Во дворец его пока не призывали; зато никто ему был не указ в сквозном пространстве русского стиха. И здесь, в этом пространстве, можно было всласть наговориться с государем, — не с Александром I лично, а с государем как таковым, с олицетворением властных полномочий, — вдосталь наиграться в равноправие Поэта и Царя. Не важно, чем это «равенство» обеспечено — совместной ли подвластностью Закону (как в юношеской оде «Вольность»), или обоюдной же ему неподвластностью (как будет в «Стансах» и в «Езерском»: «Гордись! таков и ты, поэт. / И для тебя условий нет»). От перемены мест слагаемых сумма не менялась. Как бы резвяся и играя, Пушкин превратит Цензора (в Первом и Втором посланиях к нему) в таможенника, бдительно охраняющего границы соседнего — «реального» — царства от ввоза контрабандных стихов, производимых в пушкинской поэтической «империи». Ерничая, царственно простит Александру I «неправое гоненье», снизойдет к человеческой слабости монарха, которым «властвует мгновенье». В «Птичке» иронически повторит монарший жест и дарует творенью — свободу. Пройдет время, воцарится Николай 1-й веселый, игровой «царский» миф разлучится со смеховой стихией, сохранив при этом расставленные ею смысловые акценты…
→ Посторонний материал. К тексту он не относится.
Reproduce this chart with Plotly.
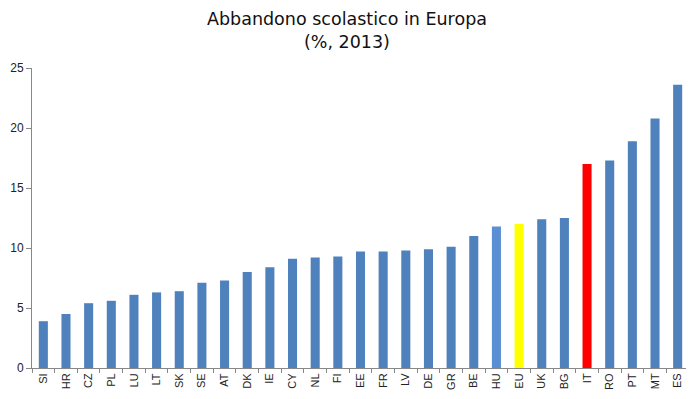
import plotly.graph_objects as go

countries = ["SI","HR","CZ","PL","LU","LT","SK","SE","AT","DK","IE","CY","NL","FI",
             "EE","FR","LV","DE","GR","BE","HU","EU","UK","BG","IT","RO","PT","MT","ES"]
values = [3.9,4.5,5.4,5.6,6.1,6.3,6.4,7.1,7.3,8.0,8.4,9.1,9.2,9.3,
          9.7,9.7,9.8,9.9,10.1,11.0,11.8,12.0,12.4,12.5,17.0,17.3,18.9,20.8,23.6]

special = {"HU": "#5B8FD4", "EU": "#FFFF00", "IT": "#FF0000"}
colors = [special.get(c, "#4F81BD") for c in countries]

fig = go.Figure(go.Bar(
    x=countries, y=values, marker_color=colors, marker_line_width=0,
))

W, H = 686, 391  # page body has an 8px margin
fig.update_layout(
    width=W, height=H,
    margin=dict(l=24, r=5, t=60, b=31, autoexpand=False),
    paper_bgcolor="white", plot_bgcolor="white",
    bargap=0.6,
    showlegend=False,
    annotations=[dict(
        text="Abbandono scolastico in Europa<br>(%, 2013)",
        xref="paper", yref="paper", x=0.48, y=1.0 + 14 / 300,
        xanchor="center", yanchor="bottom", showarrow=False,
        font=dict(family="DejaVu Sans", size=17.5, color="#111"),
    )],
)
fig.update_xaxes(
    type="category", showline=True, linecolor="#888", linewidth=1,
    ticks="outside", tickson="boundaries", ticklen=4, tickcolor="#888",
    tickangle=-90, tickfont=dict(family="Liberation Sans", size=11, color="#222"),
    showgrid=False, automargin=False,
)
fig.update_yaxes(
    range=[0, 25], dtick=5, showline=True, linecolor="#888", linewidth=1,
    ticks="outside", ticklen=5, tickcolor="#888", showgrid=False, zeroline=False,
    tickfont=dict(family="Liberation Sans", size=12, color="#222"),
    automargin=False,
)

fig.write_html("out.html")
Но то будет гораздо позже. А пока — литературная игра, развиваясь по своим законам, неуклонно ввергала Пушкина в «сугубый», двойной конфликт. Один — рискованный — с властью, никому не дозволявшей учреждать «параллельные царства». Хотя бы и в шутку. Другой — по-своему гораздо более трагический, хотя и неопасный — с оппозицией, чьи республиканские воззрения распространялись не только на политику, но и на эстетику. Литература требует служения, а не царственного владения; она совместна, а не монопольна. С такой «поэтикой» царский миф несовместим.
Выслушав шестую песнь «Руслана и Людмилы», завершенную Пушкиным накануне ночью, Жуковский дарит ему свой портрет со знаменитою надписью: «Победителю-ученику от побежденного учителя в тот высокоторжественный день, в который он окончил свою поэму Руслан и Людмила. 1820 марта 26 великая пятница».
Первый конфликт разрешится достаточно просто и явно: южной ссылкой 1820 года. Второй затянулся надолго и по вполне понятным причинам протекал скрыто.